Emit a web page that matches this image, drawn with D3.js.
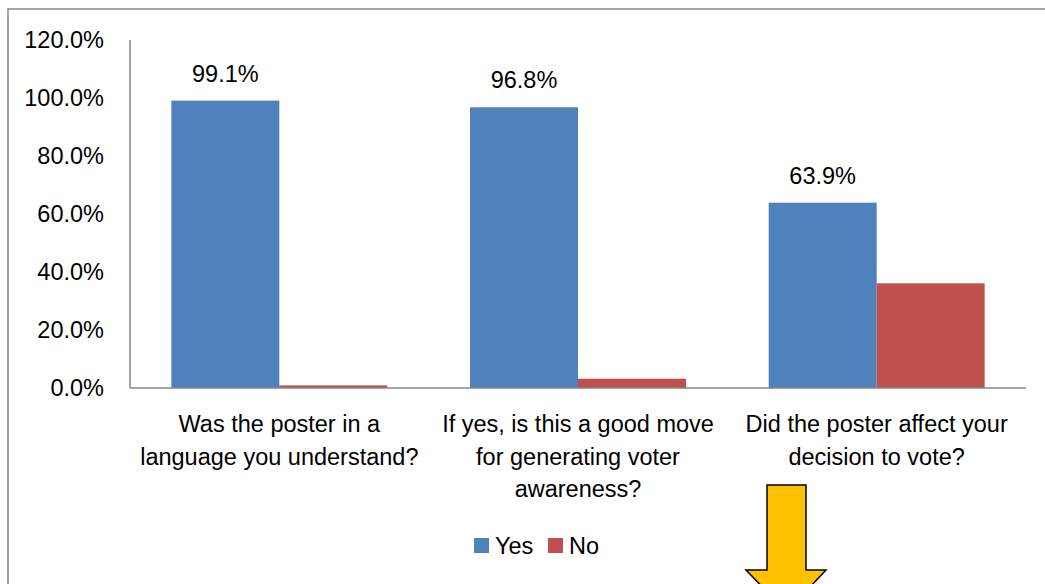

----

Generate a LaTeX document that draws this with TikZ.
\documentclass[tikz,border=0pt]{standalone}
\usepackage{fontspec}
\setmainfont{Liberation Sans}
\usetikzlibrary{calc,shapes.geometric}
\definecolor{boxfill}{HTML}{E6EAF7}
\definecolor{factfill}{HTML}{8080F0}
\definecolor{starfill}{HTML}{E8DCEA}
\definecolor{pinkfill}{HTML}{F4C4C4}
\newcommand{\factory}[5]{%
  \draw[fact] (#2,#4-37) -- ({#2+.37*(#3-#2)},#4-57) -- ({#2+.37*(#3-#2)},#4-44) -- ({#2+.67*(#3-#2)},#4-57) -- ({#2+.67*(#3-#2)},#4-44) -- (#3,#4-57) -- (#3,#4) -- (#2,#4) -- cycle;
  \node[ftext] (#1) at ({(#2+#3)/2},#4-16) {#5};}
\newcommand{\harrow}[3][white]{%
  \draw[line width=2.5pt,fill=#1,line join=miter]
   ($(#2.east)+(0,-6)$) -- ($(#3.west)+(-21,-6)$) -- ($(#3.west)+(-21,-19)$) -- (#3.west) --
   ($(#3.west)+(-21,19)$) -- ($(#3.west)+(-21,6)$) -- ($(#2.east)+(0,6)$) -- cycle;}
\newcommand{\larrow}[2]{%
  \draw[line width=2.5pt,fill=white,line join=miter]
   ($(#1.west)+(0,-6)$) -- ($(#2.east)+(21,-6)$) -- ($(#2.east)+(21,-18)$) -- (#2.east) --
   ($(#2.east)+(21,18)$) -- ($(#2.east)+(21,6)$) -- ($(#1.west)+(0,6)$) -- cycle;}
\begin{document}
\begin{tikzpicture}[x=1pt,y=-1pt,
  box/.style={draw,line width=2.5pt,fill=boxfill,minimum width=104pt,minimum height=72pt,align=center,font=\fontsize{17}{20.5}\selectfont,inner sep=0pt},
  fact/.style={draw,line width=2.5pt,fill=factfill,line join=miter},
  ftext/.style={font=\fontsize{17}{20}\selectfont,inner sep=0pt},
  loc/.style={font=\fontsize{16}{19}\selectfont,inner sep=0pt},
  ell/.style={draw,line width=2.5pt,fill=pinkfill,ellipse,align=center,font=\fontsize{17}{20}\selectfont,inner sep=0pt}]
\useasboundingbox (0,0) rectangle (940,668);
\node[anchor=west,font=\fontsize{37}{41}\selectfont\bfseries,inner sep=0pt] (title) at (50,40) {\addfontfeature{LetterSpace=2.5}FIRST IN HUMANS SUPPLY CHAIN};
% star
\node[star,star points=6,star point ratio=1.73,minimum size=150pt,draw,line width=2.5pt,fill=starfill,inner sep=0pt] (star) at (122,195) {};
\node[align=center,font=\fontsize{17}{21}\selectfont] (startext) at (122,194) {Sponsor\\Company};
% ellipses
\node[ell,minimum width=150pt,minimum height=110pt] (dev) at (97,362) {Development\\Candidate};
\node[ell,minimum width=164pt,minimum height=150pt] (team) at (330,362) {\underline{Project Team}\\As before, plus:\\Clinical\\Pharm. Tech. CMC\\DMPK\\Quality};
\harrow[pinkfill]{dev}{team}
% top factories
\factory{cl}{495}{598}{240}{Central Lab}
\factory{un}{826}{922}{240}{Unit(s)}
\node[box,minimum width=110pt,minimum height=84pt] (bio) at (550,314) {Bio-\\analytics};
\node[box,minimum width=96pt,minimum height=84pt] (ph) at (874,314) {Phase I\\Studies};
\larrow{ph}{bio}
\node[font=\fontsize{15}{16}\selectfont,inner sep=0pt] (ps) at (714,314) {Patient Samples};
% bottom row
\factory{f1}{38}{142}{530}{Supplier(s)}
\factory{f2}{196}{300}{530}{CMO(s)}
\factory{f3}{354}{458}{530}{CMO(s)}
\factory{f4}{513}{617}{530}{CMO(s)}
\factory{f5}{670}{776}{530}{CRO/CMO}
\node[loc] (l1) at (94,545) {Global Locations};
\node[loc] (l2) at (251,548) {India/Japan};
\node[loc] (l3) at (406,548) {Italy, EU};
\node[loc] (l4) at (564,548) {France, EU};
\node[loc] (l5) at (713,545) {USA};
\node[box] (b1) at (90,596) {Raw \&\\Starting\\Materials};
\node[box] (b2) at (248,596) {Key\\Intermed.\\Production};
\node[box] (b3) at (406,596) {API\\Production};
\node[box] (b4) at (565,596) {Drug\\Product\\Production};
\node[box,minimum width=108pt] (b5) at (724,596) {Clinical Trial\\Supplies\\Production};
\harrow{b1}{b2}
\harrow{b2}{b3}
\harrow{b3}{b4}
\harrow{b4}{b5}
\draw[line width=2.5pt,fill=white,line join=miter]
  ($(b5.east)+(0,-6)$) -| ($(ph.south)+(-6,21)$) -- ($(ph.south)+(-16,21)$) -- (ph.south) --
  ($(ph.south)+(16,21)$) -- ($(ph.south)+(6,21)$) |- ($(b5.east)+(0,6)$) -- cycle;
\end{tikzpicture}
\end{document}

----

REQUIRED WORK
Search the records above for "this". Copy each line where it is found.

SOLVED EXERCISE
Emit a web page that matches this image, drawn with D3.js.
Generate a LaTeX document that draws this with TikZ.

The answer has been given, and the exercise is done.